§ What is being asked
State the number of lines below in which the word "this" appears. Nothing else belongs in the answer.

§ Data shown
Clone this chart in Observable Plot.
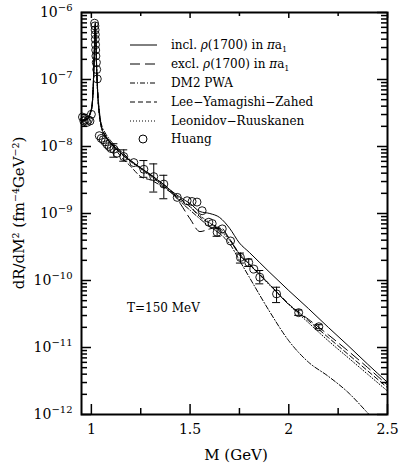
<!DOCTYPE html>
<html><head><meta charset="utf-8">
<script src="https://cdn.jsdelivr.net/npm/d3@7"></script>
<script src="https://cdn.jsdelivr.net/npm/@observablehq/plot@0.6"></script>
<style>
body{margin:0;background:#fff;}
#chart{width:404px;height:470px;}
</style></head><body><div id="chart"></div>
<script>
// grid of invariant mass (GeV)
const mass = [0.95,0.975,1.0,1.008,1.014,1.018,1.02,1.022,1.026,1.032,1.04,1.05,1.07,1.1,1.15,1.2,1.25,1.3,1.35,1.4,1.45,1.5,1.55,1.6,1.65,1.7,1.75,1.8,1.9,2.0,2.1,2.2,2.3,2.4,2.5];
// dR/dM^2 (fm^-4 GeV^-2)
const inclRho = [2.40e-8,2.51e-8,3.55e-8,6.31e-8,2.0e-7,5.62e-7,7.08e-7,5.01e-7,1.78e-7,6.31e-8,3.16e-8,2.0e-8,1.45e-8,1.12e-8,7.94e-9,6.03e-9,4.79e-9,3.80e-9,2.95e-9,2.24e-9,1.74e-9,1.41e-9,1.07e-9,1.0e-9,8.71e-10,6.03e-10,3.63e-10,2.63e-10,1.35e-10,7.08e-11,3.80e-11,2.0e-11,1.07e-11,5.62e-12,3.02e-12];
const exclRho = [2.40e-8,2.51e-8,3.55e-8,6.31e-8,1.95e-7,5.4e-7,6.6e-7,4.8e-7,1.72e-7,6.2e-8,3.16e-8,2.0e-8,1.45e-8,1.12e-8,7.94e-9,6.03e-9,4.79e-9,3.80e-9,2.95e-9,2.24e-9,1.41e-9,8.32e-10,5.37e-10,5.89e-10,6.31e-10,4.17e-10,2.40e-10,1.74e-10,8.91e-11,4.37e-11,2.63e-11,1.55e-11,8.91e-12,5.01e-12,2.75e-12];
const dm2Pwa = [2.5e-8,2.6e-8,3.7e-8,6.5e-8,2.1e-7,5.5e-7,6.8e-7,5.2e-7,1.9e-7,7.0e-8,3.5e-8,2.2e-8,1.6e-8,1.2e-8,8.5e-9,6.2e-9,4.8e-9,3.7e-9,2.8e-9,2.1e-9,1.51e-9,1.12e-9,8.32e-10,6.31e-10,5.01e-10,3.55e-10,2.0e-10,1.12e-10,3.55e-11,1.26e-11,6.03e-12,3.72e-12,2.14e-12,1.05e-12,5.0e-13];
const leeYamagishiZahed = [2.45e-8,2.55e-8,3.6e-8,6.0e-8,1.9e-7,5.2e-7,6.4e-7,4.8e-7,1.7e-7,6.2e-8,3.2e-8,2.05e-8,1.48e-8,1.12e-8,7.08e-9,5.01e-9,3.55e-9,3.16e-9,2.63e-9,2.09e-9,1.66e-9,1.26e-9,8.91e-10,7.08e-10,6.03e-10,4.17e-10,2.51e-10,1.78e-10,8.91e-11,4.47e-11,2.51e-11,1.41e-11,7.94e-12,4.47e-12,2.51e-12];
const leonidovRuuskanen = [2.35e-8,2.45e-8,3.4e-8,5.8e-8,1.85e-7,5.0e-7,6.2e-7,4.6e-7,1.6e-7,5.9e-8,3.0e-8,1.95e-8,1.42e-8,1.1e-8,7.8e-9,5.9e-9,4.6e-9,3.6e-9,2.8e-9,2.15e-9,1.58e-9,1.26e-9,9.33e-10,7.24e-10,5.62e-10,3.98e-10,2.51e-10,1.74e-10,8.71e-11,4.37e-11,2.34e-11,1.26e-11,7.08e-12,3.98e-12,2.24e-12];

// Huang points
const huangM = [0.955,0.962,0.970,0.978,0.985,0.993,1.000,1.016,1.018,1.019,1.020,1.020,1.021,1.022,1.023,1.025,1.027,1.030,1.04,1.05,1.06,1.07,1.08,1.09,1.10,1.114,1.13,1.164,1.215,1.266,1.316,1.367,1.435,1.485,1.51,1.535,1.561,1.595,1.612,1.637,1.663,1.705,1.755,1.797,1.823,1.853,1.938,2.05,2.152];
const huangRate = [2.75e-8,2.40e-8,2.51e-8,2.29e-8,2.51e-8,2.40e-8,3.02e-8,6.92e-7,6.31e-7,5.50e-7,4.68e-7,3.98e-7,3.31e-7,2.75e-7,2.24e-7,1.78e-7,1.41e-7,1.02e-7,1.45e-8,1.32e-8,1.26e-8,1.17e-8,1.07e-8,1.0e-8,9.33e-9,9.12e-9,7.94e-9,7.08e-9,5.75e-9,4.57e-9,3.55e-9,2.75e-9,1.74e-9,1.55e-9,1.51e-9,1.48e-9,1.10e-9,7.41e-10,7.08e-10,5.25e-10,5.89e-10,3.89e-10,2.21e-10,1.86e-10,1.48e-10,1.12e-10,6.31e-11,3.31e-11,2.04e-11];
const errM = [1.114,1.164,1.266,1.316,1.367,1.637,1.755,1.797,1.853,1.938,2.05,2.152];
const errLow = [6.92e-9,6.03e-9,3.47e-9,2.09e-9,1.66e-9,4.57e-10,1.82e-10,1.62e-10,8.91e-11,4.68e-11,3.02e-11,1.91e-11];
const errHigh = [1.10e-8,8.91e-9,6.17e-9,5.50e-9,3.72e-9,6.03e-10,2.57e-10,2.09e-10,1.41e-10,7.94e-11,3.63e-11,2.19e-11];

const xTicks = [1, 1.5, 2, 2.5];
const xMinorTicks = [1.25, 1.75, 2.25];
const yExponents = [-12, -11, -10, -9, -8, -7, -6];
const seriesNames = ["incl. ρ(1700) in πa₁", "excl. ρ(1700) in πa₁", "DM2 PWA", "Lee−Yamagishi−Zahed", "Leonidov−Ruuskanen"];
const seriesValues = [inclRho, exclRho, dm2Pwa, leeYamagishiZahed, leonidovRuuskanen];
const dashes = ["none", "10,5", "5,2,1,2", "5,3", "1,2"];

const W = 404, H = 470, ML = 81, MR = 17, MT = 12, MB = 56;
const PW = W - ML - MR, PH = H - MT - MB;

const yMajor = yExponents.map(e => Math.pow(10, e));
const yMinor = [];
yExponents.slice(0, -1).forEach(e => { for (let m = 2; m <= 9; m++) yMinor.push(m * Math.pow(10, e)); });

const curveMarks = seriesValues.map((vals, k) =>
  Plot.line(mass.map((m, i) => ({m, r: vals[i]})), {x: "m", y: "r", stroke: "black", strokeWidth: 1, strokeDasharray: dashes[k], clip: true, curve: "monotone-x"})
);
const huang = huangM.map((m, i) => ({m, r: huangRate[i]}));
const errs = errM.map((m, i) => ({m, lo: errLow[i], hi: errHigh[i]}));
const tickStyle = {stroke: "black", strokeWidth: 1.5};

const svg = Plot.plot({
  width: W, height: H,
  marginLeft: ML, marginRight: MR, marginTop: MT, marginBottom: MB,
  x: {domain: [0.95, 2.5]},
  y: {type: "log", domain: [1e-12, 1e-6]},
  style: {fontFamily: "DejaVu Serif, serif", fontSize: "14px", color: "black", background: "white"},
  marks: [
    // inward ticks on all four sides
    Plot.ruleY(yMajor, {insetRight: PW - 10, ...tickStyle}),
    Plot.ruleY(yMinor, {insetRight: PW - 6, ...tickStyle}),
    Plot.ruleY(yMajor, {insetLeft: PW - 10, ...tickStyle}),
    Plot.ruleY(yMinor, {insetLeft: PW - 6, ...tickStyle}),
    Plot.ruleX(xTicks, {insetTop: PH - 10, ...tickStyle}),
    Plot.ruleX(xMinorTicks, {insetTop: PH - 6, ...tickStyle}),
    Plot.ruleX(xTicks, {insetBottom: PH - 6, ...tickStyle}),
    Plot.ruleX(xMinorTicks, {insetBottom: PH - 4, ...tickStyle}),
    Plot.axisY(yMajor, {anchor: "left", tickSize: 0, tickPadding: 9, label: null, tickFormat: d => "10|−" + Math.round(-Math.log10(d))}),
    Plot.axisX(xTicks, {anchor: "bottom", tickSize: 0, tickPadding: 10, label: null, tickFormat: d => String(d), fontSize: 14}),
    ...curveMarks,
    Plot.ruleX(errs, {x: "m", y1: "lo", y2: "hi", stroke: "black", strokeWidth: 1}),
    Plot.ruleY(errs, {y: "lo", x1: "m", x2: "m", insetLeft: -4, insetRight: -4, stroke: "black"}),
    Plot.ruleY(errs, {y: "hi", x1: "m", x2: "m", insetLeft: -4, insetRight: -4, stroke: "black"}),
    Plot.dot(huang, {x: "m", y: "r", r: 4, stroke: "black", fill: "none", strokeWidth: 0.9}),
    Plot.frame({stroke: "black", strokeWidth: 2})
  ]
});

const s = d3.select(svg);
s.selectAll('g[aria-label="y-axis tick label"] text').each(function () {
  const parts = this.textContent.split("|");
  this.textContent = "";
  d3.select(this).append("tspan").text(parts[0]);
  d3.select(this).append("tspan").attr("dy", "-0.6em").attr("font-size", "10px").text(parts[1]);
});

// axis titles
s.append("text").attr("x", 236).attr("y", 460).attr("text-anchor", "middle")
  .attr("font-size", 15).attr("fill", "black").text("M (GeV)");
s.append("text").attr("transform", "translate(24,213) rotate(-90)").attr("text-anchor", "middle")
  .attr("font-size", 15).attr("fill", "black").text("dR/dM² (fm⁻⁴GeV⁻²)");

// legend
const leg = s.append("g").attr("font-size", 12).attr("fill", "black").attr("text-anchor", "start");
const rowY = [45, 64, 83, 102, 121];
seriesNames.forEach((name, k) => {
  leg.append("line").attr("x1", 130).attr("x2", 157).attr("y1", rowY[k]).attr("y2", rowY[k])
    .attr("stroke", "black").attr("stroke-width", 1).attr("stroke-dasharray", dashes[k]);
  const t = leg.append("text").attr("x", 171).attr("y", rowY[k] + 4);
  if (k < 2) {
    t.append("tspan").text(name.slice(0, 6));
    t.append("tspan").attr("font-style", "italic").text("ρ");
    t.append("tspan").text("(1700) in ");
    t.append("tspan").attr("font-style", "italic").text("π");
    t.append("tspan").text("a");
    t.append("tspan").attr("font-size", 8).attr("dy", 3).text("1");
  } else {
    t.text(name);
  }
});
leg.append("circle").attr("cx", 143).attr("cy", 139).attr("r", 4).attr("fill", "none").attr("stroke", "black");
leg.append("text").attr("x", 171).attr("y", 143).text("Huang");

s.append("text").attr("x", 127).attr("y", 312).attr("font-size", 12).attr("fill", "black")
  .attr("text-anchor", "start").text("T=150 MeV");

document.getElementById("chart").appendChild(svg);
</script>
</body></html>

§ Complete output
5